SOURCE MATERIAL
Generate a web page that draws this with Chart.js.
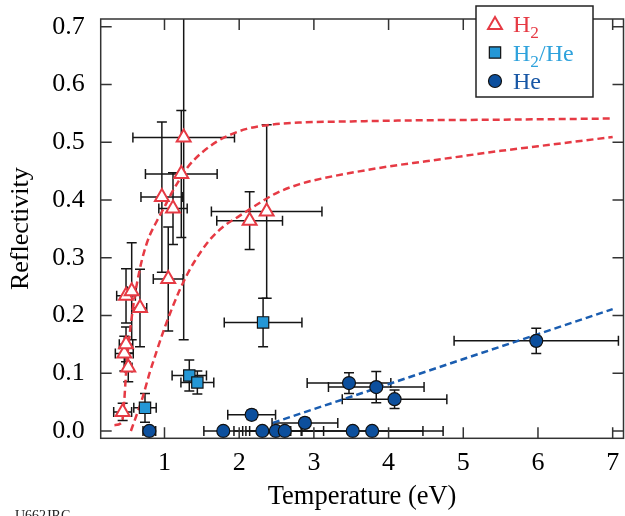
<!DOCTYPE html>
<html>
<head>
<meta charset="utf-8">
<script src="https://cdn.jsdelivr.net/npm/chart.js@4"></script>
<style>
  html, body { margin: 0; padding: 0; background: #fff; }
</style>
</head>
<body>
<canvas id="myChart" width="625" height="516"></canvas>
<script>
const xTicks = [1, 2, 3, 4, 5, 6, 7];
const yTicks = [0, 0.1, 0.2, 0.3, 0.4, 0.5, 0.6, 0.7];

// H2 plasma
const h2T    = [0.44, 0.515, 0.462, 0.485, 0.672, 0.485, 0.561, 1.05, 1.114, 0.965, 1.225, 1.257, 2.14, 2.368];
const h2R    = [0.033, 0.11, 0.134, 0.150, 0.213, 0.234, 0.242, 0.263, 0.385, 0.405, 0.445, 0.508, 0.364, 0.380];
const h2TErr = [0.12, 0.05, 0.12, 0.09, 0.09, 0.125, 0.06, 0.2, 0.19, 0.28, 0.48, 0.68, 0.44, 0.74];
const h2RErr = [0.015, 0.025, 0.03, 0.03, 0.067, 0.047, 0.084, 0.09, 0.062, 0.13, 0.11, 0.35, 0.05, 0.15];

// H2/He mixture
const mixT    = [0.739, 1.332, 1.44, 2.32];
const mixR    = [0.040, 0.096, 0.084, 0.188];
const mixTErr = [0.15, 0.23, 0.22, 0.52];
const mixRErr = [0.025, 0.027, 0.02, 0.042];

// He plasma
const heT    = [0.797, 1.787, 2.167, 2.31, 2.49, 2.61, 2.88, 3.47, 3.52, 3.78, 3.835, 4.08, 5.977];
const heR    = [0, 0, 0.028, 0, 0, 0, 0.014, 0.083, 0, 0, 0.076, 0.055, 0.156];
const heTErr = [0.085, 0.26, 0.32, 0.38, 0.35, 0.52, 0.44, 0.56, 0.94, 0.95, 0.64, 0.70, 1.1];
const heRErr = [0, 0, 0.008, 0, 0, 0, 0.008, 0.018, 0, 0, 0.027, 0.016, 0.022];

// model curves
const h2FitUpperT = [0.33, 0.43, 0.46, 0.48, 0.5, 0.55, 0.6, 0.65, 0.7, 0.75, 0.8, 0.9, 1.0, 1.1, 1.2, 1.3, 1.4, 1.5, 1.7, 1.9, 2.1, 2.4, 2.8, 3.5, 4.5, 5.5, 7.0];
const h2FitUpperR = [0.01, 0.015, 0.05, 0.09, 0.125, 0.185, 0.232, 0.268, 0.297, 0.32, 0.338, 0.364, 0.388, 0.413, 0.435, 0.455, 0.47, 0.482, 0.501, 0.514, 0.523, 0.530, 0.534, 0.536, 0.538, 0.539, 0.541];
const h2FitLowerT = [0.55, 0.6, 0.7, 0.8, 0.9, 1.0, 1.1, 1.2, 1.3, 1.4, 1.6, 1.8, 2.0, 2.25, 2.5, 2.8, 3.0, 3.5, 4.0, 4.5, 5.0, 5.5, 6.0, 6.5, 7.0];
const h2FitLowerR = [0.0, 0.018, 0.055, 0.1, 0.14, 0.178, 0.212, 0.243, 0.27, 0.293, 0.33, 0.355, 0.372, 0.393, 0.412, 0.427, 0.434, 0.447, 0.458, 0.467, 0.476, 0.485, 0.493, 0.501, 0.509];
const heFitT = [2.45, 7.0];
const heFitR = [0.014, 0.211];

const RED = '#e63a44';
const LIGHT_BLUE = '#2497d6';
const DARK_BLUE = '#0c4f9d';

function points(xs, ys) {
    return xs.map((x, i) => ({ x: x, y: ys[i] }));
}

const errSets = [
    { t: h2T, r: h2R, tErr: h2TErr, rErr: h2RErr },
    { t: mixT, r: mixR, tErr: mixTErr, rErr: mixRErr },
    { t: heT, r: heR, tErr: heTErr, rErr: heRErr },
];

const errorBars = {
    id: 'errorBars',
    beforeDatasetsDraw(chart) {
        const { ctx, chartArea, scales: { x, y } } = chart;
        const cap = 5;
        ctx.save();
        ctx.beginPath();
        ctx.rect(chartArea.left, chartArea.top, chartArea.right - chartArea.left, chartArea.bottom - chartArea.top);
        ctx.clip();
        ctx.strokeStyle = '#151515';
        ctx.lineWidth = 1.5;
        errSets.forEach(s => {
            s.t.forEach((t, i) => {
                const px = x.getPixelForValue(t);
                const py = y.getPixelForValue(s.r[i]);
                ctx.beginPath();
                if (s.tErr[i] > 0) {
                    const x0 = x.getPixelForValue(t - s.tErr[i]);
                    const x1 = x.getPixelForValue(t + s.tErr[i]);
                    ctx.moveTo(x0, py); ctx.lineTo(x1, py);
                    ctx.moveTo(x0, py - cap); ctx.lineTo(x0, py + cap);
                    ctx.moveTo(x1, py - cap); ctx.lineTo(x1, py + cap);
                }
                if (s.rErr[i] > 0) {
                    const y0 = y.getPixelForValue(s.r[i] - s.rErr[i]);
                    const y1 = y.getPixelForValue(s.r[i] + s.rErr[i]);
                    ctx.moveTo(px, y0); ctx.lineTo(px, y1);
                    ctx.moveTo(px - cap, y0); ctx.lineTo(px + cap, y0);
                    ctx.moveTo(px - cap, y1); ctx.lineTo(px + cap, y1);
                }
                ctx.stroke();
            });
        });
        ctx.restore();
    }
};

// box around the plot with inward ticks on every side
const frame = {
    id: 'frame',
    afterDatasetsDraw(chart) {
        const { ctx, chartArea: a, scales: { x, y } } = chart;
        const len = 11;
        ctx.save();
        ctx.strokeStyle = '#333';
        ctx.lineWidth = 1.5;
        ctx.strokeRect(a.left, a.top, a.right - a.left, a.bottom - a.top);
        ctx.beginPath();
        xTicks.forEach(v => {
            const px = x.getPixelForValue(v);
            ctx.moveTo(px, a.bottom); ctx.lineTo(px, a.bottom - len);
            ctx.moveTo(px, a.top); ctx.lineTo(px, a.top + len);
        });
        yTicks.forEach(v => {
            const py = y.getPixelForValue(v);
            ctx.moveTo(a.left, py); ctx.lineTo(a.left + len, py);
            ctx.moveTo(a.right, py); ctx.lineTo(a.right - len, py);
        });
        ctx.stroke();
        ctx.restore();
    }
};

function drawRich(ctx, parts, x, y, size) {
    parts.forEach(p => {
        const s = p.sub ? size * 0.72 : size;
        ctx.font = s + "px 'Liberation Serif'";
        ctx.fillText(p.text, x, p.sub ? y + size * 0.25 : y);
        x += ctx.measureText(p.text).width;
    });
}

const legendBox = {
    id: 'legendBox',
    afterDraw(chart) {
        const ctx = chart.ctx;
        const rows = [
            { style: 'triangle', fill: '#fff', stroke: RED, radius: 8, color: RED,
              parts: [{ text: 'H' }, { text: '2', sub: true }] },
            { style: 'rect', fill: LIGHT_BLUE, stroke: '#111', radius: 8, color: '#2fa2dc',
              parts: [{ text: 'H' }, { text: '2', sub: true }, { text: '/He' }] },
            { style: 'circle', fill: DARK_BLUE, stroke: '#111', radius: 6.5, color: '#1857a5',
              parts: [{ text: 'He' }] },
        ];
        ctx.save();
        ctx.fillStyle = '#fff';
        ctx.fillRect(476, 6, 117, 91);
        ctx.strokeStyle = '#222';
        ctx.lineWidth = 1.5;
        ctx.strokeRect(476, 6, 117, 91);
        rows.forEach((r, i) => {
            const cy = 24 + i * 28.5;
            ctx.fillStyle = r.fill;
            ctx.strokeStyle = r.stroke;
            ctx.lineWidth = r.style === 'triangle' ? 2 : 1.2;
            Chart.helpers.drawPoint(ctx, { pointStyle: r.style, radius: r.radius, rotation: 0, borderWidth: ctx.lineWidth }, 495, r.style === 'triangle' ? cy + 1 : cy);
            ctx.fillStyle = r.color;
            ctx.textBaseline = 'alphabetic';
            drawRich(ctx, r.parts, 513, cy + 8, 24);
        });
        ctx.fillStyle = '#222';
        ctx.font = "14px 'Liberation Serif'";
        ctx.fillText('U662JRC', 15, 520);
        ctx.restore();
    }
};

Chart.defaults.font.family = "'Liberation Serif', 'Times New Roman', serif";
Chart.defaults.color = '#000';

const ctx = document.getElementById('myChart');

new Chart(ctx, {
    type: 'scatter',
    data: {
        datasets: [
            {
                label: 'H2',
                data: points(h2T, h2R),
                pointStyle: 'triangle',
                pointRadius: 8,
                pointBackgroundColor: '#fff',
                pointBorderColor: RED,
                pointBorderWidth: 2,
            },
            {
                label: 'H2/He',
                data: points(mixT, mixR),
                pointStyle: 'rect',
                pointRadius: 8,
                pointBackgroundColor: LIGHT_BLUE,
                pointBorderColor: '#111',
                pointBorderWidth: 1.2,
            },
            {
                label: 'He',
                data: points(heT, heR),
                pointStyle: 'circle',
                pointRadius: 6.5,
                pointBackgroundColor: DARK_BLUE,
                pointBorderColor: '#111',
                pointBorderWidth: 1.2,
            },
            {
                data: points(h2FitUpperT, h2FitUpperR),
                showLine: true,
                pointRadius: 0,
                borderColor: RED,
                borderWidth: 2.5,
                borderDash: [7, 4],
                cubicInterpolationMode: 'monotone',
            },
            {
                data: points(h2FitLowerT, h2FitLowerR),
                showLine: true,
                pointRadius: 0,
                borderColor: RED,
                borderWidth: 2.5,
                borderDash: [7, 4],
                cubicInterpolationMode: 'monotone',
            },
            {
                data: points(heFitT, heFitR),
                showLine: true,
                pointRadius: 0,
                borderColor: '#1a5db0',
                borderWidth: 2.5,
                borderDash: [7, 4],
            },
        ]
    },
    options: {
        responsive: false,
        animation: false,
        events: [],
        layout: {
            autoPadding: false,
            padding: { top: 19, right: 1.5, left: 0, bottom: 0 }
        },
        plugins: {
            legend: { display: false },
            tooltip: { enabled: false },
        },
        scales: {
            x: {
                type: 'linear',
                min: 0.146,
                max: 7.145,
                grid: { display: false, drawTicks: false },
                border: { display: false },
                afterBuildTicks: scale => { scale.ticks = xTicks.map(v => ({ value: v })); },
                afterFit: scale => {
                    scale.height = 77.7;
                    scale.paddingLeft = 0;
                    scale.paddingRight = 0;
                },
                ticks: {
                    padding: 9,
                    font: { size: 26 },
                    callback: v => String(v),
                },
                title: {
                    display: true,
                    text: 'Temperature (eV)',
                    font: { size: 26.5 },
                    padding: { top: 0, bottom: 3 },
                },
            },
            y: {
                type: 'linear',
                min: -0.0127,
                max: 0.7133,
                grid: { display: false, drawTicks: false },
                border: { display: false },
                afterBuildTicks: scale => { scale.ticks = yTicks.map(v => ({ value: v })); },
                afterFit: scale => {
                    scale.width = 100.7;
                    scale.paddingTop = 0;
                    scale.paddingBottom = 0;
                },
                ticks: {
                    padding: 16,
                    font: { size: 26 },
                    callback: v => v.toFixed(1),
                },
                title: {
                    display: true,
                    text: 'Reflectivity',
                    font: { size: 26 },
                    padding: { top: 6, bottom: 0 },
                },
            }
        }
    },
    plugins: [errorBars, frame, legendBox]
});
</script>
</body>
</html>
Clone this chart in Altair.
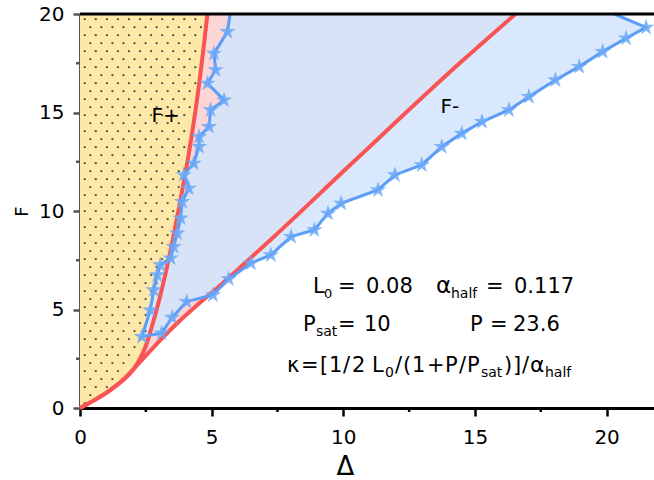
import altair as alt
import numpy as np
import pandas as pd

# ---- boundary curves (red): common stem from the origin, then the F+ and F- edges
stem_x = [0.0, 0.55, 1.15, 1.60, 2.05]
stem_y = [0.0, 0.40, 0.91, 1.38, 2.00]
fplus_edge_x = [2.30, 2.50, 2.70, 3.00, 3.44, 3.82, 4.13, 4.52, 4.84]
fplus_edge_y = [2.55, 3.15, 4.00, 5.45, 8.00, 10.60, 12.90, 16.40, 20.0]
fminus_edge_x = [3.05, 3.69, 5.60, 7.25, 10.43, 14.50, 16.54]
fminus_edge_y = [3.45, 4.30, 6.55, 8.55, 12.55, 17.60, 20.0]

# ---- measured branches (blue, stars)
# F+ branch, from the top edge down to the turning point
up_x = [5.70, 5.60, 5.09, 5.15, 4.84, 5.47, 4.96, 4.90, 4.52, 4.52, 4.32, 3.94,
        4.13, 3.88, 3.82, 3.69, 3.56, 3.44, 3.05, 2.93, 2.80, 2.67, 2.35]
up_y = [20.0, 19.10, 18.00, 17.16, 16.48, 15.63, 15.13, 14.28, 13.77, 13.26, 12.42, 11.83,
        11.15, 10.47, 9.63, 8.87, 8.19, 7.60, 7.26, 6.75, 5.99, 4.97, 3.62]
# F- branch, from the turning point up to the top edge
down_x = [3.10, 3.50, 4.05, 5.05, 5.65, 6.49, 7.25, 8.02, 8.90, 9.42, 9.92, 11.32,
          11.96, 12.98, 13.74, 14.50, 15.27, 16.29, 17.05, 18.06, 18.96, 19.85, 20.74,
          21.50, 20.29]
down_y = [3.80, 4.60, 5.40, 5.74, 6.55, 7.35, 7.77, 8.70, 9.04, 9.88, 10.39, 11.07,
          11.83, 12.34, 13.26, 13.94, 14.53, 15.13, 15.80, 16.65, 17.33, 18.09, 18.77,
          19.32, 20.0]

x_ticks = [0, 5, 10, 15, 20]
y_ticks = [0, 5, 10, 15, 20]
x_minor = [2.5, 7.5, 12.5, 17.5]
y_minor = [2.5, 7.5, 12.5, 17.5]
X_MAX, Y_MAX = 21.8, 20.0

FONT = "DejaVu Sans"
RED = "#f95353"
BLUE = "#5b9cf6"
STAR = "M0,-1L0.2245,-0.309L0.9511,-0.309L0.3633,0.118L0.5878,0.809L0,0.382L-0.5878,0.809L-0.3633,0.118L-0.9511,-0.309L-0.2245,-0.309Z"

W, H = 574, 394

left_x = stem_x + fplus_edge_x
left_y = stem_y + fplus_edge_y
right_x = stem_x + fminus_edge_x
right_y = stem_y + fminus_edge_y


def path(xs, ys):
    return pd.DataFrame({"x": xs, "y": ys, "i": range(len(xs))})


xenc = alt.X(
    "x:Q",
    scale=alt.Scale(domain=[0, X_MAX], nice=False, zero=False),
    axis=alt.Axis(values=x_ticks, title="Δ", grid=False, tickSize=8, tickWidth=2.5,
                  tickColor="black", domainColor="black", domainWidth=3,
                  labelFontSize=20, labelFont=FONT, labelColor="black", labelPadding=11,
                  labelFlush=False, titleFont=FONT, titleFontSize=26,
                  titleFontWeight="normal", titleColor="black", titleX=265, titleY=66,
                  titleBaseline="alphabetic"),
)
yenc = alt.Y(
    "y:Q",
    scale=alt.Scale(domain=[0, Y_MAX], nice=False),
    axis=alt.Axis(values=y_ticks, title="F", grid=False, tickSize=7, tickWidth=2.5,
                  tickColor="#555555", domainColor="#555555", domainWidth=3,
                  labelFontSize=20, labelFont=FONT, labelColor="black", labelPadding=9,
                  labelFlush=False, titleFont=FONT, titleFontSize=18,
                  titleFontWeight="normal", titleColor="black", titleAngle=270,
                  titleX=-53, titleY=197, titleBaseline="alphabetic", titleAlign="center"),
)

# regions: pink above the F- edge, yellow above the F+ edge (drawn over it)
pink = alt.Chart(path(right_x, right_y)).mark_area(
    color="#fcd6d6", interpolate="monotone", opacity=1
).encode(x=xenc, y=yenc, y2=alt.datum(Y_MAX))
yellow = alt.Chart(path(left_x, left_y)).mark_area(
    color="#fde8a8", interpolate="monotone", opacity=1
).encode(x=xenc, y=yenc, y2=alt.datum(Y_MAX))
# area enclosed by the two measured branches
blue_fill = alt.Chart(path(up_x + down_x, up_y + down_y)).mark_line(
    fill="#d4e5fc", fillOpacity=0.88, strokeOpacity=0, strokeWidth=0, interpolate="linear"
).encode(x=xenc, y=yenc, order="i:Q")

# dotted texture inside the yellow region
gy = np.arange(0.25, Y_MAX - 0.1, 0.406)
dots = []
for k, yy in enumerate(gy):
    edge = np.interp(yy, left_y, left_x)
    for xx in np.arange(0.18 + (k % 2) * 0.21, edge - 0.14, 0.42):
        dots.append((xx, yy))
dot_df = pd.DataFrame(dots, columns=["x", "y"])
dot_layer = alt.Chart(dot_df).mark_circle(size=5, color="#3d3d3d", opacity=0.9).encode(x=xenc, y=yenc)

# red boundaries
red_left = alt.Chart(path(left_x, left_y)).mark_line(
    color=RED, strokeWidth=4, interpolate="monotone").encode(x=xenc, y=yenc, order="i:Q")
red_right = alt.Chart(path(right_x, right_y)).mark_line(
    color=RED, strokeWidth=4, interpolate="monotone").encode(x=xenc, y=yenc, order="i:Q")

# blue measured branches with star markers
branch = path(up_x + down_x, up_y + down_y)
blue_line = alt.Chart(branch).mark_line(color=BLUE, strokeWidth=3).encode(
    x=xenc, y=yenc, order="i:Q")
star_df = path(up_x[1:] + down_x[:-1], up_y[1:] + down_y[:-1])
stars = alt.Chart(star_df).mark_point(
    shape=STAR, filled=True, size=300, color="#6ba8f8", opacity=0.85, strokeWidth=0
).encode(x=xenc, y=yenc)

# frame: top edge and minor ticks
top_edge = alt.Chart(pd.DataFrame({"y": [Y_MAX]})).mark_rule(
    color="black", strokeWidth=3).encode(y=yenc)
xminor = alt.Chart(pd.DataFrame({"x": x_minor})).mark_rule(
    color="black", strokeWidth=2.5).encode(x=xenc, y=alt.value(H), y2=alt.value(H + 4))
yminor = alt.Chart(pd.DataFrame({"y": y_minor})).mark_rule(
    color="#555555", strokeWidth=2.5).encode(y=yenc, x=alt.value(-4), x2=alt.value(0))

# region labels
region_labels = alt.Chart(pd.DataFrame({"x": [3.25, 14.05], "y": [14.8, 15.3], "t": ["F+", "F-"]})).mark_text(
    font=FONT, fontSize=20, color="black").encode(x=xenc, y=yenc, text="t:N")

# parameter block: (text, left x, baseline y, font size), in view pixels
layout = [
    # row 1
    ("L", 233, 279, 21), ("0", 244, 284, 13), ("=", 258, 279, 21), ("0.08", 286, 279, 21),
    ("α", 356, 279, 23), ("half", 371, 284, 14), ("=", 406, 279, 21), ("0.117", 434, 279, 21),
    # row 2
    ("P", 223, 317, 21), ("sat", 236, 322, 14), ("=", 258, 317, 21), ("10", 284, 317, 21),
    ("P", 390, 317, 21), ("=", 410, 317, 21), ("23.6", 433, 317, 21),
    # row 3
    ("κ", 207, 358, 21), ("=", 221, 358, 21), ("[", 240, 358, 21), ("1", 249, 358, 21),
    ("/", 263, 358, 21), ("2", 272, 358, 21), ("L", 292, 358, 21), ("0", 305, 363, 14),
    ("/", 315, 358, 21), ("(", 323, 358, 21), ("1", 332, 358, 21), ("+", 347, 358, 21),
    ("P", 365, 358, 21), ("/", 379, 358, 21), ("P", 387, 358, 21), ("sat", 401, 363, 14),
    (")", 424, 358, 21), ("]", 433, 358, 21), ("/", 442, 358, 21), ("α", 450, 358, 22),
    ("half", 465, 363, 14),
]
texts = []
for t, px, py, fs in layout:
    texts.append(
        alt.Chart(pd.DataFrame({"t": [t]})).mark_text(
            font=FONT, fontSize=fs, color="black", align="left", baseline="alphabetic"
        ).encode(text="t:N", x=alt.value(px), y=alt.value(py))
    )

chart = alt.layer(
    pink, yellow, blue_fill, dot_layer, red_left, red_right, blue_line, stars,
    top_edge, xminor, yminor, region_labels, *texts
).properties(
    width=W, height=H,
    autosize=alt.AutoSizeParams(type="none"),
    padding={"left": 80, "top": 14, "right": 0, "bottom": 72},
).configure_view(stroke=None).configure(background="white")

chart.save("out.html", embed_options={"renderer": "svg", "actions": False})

INSTRUCTIONS FOR THE TASK
Keep to the lines between the line with "Clone this chart in Altair." and the line with "import pandas as pd", inclusive, and transcribe them without pictures.

CORRECT RESULT
Clone this chart in Altair.
import altair as alt
import numpy as np
import pandas as pd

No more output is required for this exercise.